- [COLLECTED DATA]
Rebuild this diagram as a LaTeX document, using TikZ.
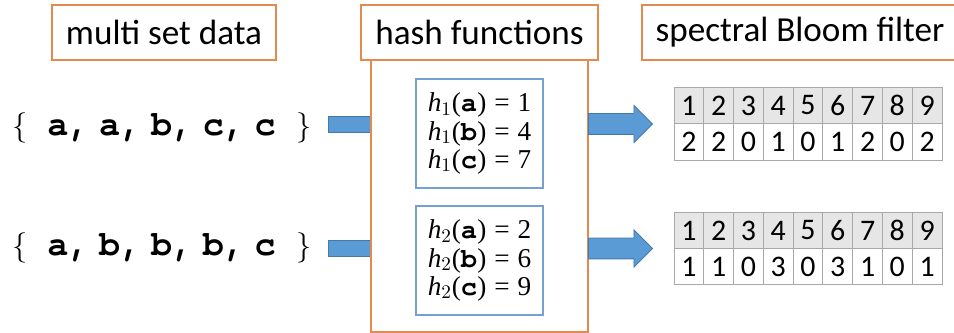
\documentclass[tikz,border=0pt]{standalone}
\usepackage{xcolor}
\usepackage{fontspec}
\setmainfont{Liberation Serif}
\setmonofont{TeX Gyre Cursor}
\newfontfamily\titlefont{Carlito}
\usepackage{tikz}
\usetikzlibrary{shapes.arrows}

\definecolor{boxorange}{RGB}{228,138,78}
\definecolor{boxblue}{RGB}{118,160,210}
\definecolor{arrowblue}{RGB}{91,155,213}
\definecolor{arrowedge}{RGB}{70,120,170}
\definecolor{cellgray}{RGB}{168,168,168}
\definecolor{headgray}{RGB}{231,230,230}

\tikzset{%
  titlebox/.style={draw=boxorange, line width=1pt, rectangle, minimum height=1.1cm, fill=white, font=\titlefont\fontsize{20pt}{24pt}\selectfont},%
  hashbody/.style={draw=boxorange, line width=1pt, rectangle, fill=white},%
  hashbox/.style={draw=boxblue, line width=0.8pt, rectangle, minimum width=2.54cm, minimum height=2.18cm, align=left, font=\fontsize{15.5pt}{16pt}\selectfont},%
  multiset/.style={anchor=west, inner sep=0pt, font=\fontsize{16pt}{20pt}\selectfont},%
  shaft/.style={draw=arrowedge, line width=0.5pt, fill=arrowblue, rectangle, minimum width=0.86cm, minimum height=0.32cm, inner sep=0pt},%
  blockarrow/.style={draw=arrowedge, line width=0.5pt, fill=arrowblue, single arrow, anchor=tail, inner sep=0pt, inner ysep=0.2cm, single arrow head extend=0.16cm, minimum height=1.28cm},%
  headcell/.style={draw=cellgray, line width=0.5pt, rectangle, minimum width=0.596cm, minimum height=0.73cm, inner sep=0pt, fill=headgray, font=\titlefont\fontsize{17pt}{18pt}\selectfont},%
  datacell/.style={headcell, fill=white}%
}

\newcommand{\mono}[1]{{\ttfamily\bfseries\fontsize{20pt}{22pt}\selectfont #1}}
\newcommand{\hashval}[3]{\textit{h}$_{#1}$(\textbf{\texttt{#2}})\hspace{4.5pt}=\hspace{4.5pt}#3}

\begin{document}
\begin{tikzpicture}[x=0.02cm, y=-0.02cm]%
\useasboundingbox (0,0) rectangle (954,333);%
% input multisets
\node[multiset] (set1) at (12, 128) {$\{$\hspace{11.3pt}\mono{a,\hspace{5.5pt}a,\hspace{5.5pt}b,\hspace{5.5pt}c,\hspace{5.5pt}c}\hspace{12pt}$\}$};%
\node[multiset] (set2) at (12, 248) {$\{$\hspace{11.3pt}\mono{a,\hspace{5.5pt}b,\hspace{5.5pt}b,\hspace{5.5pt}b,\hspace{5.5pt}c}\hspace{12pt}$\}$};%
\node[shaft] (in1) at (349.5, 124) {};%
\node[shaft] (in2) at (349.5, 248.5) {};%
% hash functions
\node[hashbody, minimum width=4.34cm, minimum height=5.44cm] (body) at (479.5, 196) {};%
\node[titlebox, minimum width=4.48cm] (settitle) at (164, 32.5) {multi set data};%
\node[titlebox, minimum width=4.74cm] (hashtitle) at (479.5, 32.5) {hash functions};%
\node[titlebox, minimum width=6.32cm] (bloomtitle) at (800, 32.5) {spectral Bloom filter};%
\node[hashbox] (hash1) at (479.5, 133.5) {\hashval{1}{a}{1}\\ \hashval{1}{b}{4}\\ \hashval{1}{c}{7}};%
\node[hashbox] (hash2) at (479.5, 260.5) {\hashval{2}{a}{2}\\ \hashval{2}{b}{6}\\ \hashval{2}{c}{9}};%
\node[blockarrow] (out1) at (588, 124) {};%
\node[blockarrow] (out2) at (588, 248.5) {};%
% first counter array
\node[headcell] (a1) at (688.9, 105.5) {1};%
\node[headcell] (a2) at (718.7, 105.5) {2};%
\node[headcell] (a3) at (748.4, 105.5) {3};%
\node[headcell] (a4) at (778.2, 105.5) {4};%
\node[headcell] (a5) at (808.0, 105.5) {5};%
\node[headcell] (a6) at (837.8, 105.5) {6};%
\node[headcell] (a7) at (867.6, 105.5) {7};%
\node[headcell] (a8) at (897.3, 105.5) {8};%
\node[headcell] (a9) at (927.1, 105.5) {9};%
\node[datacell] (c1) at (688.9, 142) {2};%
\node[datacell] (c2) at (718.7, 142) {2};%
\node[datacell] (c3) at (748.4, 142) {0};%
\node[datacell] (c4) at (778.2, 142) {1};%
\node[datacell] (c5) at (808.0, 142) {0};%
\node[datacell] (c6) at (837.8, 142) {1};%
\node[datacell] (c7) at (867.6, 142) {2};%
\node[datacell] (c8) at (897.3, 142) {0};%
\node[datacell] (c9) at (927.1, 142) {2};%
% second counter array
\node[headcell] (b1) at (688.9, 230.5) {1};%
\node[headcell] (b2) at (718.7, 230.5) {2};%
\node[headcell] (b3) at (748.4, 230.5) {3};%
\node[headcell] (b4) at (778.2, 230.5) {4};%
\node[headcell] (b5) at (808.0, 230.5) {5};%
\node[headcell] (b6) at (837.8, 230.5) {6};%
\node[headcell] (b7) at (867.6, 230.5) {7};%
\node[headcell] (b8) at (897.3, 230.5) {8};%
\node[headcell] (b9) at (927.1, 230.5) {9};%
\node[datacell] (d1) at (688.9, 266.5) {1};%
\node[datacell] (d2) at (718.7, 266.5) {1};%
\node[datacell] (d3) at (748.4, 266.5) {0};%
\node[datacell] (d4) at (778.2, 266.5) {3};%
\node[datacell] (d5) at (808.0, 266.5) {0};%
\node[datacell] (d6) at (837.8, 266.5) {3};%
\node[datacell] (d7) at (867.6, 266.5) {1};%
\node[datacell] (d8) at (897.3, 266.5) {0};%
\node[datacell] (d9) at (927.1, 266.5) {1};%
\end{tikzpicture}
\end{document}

- [GOAL] Quote the full listing above word for word; exclude every picture from the copy.

- [SOLUTION BELOW]
Rebuild this diagram as a LaTeX document, using TikZ.
\documentclass[tikz,border=0pt]{standalone}
\usepackage{xcolor}
\usepackage{fontspec}
\setmainfont{Liberation Serif}
\setmonofont{TeX Gyre Cursor}
\newfontfamily\titlefont{Carlito}
\usepackage{tikz}
\usetikzlibrary{shapes.arrows}

\definecolor{boxorange}{RGB}{228,138,78}
\definecolor{boxblue}{RGB}{118,160,210}
\definecolor{arrowblue}{RGB}{91,155,213}
\definecolor{arrowedge}{RGB}{70,120,170}
\definecolor{cellgray}{RGB}{168,168,168}
\definecolor{headgray}{RGB}{231,230,230}

\tikzset{%
  titlebox/.style={draw=boxorange, line width=1pt, rectangle, minimum height=1.1cm, fill=white, font=\titlefont\fontsize{20pt}{24pt}\selectfont},%
  hashbody/.style={draw=boxorange, line width=1pt, rectangle, fill=white},%
  hashbox/.style={draw=boxblue, line width=0.8pt, rectangle, minimum width=2.54cm, minimum height=2.18cm, align=left, font=\fontsize{15.5pt}{16pt}\selectfont},%
  multiset/.style={anchor=west, inner sep=0pt, font=\fontsize{16pt}{20pt}\selectfont},%
  shaft/.style={draw=arrowedge, line width=0.5pt, fill=arrowblue, rectangle, minimum width=0.86cm, minimum height=0.32cm, inner sep=0pt},%
  blockarrow/.style={draw=arrowedge, line width=0.5pt, fill=arrowblue, single arrow, anchor=tail, inner sep=0pt, inner ysep=0.2cm, single arrow head extend=0.16cm, minimum height=1.28cm},%
  headcell/.style={draw=cellgray, line width=0.5pt, rectangle, minimum width=0.596cm, minimum height=0.73cm, inner sep=0pt, fill=headgray, font=\titlefont\fontsize{17pt}{18pt}\selectfont},%
  datacell/.style={headcell, fill=white}%
}

\newcommand{\mono}[1]{{\ttfamily\bfseries\fontsize{20pt}{22pt}\selectfont #1}}
\newcommand{\hashval}[3]{\textit{h}$_{#1}$(\textbf{\texttt{#2}})\hspace{4.5pt}=\hspace{4.5pt}#3}

\begin{document}
\begin{tikzpicture}[x=0.02cm, y=-0.02cm]%
\useasboundingbox (0,0) rectangle (954,333);%
% input multisets
\node[multiset] (set1) at (12, 128) {$\{$\hspace{11.3pt}\mono{a,\hspace{5.5pt}a,\hspace{5.5pt}b,\hspace{5.5pt}c,\hspace{5.5pt}c}\hspace{12pt}$\}$};%
\node[multiset] (set2) at (12, 248) {$\{$\hspace{11.3pt}\mono{a,\hspace{5.5pt}b,\hspace{5.5pt}b,\hspace{5.5pt}b,\hspace{5.5pt}c}\hspace{12pt}$\}$};%
\node[shaft] (in1) at (349.5, 124) {};%
\node[shaft] (in2) at (349.5, 248.5) {};%
% hash functions
\node[hashbody, minimum width=4.34cm, minimum height=5.44cm] (body) at (479.5, 196) {};%
\node[titlebox, minimum width=4.48cm] (settitle) at (164, 32.5) {multi set data};%
\node[titlebox, minimum width=4.74cm] (hashtitle) at (479.5, 32.5) {hash functions};%
\node[titlebox, minimum width=6.32cm] (bloomtitle) at (800, 32.5) {spectral Bloom filter};%
\node[hashbox] (hash1) at (479.5, 133.5) {\hashval{1}{a}{1}\\ \hashval{1}{b}{4}\\ \hashval{1}{c}{7}};%
\node[hashbox] (hash2) at (479.5, 260.5) {\hashval{2}{a}{2}\\ \hashval{2}{b}{6}\\ \hashval{2}{c}{9}};%
\node[blockarrow] (out1) at (588, 124) {};%
\node[blockarrow] (out2) at (588, 248.5) {};%
% first counter array
\node[headcell] (a1) at (688.9, 105.5) {1};%
\node[headcell] (a2) at (718.7, 105.5) {2};%
\node[headcell] (a3) at (748.4, 105.5) {3};%
\node[headcell] (a4) at (778.2, 105.5) {4};%
\node[headcell] (a5) at (808.0, 105.5) {5};%
\node[headcell] (a6) at (837.8, 105.5) {6};%
\node[headcell] (a7) at (867.6, 105.5) {7};%
\node[headcell] (a8) at (897.3, 105.5) {8};%
\node[headcell] (a9) at (927.1, 105.5) {9};%
\node[datacell] (c1) at (688.9, 142) {2};%
\node[datacell] (c2) at (718.7, 142) {2};%
\node[datacell] (c3) at (748.4, 142) {0};%
\node[datacell] (c4) at (778.2, 142) {1};%
\node[datacell] (c5) at (808.0, 142) {0};%
\node[datacell] (c6) at (837.8, 142) {1};%
\node[datacell] (c7) at (867.6, 142) {2};%
\node[datacell] (c8) at (897.3, 142) {0};%
\node[datacell] (c9) at (927.1, 142) {2};%
% second counter array
\node[headcell] (b1) at (688.9, 230.5) {1};%
\node[headcell] (b2) at (718.7, 230.5) {2};%
\node[headcell] (b3) at (748.4, 230.5) {3};%
\node[headcell] (b4) at (778.2, 230.5) {4};%
\node[headcell] (b5) at (808.0, 230.5) {5};%
\node[headcell] (b6) at (837.8, 230.5) {6};%
\node[headcell] (b7) at (867.6, 230.5) {7};%
\node[headcell] (b8) at (897.3, 230.5) {8};%
\node[headcell] (b9) at (927.1, 230.5) {9};%
\node[datacell] (d1) at (688.9, 266.5) {1};%
\node[datacell] (d2) at (718.7, 266.5) {1};%
\node[datacell] (d3) at (748.4, 266.5) {0};%
\node[datacell] (d4) at (778.2, 266.5) {3};%
\node[datacell] (d5) at (808.0, 266.5) {0};%
\node[datacell] (d6) at (837.8, 266.5) {3};%
\node[datacell] (d7) at (867.6, 266.5) {1};%
\node[datacell] (d8) at (897.3, 266.5) {0};%
\node[datacell] (d9) at (927.1, 266.5) {1};%
\end{tikzpicture}
\end{document}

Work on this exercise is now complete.